Un altro anno è passato, il quarantaduesimo della
mia vita, il sesto da quando ho cominciato a scrivere su questo blog. Fine anno
è, da sempre, sinonimo di bilanci e, dopo un po’ di tempo, torno a farne uno
anche io.
Come è stato il mio 2016? Il modo migliore per
descriverlo è tirare in ballo, per l’ennesima volta, la mia squadra del cuore,
la Juventus, perché il mio ultimo anno è stato in bianco e nero. La parte
bianca, come al solito, è rappresentata dalla mia passione, mai doma, per la
scrittura. Nel 2016 ho scritto tanto e ho pubblicato tanto (i soliti maligni
diranno troppo) e mi sono lanciato nella narrativa dopo essermi fatto le ossa
con anni di saggistica, ottenendo ottime soddisfazioni e risultati molto
incoraggianti, che spero siano di buon auspicio per l’anno che verrà. Il merito
principale di questa importante crescita letteraria va alla decisione, presa a
febbraio, di fare un passo in avanti nella mia avventura di self publisher,
accostando le edizioni cartacee agli ebook. Una scelta che ora, con dieci mesi di
esperienza alle spalle, definisco illuminante e sorprendente. Illuminante
perché ha dato corpo ai miei sogni, moltiplicando i guadagni e permettendo di
crearmi la mia piccola nicchia di fedeli lettori che alimentano la mia voglia
di indipendenza. Sorprendente, perché mi ero ormai convinto (autoconvinto?) che
l’ebook potesse davvero rappresentare il futuro dell’editoria, e invece mi sono
dovuto ricredere, accettando l’immortalità del cartaceo, il suo legame
indissolubile con chi ama leggere. In Italia, il libro sarà sempre su carta. Il
resto è condimento più o meno saporito.
Ma passiamo al lato nero del mio 2016,
rappresentato da alcuni momenti difficili vissuti in famiglia (per fortuna poi
risolti positivamente), dalla morte del mio amato Bud Spencer, di un ex collega di lavoro andato via troppo presto e di tante altre
icone della mia gioventù, ma soprattutto da ciò che mi tiene inchiodato (prigioniero?)
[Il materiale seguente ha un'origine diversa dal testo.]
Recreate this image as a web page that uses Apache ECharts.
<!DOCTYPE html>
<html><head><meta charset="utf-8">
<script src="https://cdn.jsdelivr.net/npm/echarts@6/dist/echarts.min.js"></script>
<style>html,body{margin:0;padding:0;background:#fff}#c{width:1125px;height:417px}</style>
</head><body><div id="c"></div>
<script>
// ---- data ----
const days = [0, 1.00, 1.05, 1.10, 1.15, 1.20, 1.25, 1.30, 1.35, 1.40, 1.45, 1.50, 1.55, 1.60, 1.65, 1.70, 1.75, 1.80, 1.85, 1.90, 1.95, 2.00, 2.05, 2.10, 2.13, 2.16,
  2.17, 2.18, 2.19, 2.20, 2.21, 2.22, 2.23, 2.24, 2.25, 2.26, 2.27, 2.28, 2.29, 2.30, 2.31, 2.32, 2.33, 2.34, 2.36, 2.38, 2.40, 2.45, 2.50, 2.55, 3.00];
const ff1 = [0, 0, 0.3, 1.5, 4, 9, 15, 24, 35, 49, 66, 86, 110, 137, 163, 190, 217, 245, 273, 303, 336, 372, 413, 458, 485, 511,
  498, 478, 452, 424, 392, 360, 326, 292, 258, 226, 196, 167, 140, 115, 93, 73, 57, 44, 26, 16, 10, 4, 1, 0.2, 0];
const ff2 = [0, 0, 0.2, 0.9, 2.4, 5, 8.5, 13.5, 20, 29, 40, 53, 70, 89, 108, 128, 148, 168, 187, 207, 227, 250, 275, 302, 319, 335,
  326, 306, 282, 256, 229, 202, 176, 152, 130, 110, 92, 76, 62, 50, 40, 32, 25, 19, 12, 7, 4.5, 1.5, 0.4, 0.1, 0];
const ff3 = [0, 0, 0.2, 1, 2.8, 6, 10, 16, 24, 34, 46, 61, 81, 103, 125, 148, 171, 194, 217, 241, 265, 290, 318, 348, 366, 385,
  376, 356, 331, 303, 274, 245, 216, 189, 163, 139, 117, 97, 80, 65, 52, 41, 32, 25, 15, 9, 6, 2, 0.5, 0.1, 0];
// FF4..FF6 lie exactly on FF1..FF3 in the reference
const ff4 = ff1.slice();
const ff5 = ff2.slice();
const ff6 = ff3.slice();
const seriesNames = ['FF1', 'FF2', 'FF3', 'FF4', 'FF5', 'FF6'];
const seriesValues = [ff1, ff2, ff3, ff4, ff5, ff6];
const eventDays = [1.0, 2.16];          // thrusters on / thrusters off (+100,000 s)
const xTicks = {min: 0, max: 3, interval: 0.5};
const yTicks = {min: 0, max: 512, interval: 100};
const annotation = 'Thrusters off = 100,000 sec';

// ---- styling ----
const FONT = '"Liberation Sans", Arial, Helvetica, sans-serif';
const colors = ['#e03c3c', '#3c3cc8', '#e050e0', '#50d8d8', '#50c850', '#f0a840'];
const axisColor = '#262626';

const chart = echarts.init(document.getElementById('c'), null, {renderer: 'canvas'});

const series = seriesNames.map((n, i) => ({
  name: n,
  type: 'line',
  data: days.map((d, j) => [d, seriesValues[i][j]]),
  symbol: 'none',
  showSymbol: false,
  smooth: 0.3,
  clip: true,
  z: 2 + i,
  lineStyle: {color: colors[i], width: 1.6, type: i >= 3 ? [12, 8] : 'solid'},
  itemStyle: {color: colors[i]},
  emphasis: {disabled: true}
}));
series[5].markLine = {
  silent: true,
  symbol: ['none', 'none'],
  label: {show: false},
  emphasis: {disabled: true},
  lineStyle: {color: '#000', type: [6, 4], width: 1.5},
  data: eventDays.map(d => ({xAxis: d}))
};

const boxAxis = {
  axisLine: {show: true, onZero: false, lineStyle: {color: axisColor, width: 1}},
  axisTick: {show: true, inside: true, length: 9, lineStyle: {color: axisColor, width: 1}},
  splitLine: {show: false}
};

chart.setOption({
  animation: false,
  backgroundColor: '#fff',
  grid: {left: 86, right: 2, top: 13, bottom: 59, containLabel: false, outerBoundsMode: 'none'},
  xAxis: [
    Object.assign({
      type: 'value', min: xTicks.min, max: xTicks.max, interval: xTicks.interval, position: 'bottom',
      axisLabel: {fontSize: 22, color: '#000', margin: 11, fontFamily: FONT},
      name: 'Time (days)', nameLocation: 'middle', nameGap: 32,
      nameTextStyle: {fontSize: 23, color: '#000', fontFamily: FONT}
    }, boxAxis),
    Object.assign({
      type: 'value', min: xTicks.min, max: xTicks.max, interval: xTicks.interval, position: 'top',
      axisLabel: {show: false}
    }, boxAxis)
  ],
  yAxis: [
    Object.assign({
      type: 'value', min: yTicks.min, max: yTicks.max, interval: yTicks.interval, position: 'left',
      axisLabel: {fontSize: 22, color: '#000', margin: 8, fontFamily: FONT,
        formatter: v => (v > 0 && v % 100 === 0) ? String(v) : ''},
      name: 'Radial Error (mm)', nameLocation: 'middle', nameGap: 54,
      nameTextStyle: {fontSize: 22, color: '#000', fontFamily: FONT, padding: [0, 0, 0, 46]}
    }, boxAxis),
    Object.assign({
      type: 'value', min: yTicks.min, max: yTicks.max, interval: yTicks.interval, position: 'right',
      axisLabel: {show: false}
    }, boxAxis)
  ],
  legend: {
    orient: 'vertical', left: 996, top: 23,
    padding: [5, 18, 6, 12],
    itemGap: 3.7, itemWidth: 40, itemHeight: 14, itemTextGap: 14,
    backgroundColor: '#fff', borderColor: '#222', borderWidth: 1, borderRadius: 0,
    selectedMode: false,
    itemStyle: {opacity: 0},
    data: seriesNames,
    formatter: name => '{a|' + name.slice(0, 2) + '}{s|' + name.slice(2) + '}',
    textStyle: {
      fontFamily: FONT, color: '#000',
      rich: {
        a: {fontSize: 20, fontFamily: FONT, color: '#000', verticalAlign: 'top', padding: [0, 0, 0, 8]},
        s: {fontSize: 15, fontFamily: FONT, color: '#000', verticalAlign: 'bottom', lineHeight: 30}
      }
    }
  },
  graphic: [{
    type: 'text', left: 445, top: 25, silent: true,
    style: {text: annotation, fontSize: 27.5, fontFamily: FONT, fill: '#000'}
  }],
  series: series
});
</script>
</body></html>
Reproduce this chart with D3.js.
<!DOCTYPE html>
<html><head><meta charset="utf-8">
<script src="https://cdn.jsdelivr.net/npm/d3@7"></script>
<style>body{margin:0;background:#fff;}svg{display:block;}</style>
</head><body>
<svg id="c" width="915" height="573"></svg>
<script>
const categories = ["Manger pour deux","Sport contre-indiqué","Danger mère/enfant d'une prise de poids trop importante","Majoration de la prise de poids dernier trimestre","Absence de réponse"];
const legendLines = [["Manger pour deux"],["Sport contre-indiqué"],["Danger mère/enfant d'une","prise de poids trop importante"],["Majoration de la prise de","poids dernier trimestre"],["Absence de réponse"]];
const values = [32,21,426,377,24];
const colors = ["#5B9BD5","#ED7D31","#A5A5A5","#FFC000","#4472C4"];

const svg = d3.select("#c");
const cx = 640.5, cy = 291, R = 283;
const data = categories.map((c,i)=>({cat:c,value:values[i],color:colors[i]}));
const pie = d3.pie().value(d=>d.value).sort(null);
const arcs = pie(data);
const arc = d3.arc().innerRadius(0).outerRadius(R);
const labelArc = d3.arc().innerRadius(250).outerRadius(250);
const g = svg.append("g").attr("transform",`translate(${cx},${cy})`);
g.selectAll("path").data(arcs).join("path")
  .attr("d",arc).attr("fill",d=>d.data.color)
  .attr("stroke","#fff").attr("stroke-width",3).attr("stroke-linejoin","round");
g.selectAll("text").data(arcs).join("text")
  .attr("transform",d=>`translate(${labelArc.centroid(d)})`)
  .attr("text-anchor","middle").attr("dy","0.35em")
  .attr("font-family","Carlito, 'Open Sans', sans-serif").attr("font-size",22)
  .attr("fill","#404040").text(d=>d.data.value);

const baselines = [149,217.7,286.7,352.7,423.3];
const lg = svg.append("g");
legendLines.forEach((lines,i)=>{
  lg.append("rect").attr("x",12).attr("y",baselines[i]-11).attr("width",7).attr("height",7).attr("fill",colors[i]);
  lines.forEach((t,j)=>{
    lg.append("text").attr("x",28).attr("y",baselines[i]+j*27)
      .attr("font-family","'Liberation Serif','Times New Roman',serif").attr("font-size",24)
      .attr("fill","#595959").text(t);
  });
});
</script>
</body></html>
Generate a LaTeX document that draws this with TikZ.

a Roma, una città che non ho mai amato e che non amerò mai, non essendo io un
tipo da grande città. È bella, bellissima, ma invivibile e buona solo per i
turisti che ci vengono una settimana (e magari d’estate) ad ammirare gli
splendidi luoghi storici. Viverci, cari miei, è tutta un’altra storia.
A questo punto,
probabilmente, vi starete chiedendo cosa è che mi tiene legato a un posto che
non mi piace. Beh, non è difficile indovinare, si chiama lavoro d’ufficio, nove
ore al giorno (che diventano dieci tra raggiungerlo e tornare a casa) per
cinque giorni a settimana, che mi lascia le briciole da dedicare a famiglia e
scrittura, che mi ha ormai reso schiavo di me stesso. Purtroppo, non ho la
fortuna di alcuni amici che fanno un lavoro dove il luogo è relativo e che
possono svolgere dappertutto, anche nel più sperduto paese della provincia. Io
sono costretto a vivere a Roma per tenermi il mio lavoro, visto che è già una
fortuna, di questi tempi, averne uno e il mio non è affatto male, anzi. Quindi, in conclusione, questo 2016 non mi è
dispiaciuto. Poteva andare meglio, ma poteva andare anche peggio, diciamo che
ha mantenuto il giusto equilibrio, alternando periodi di euforia ad altri meno
felici. Al 2017 posso solo chiedere di mantenere vivo il fuoco della passione
dentro di me, di aiutarmi a nutrire ancora i miei sogni e quelli della mia
famiglia. Certo, rimarrà, come ormai da anni, l’utopia di riuscire a gestire il
mio tempo, la cosa più preziosa che ci è stata donata, ma da buon juventino,
anche il prossimo anno ci proverò, sempre e comunque, #finoallafine.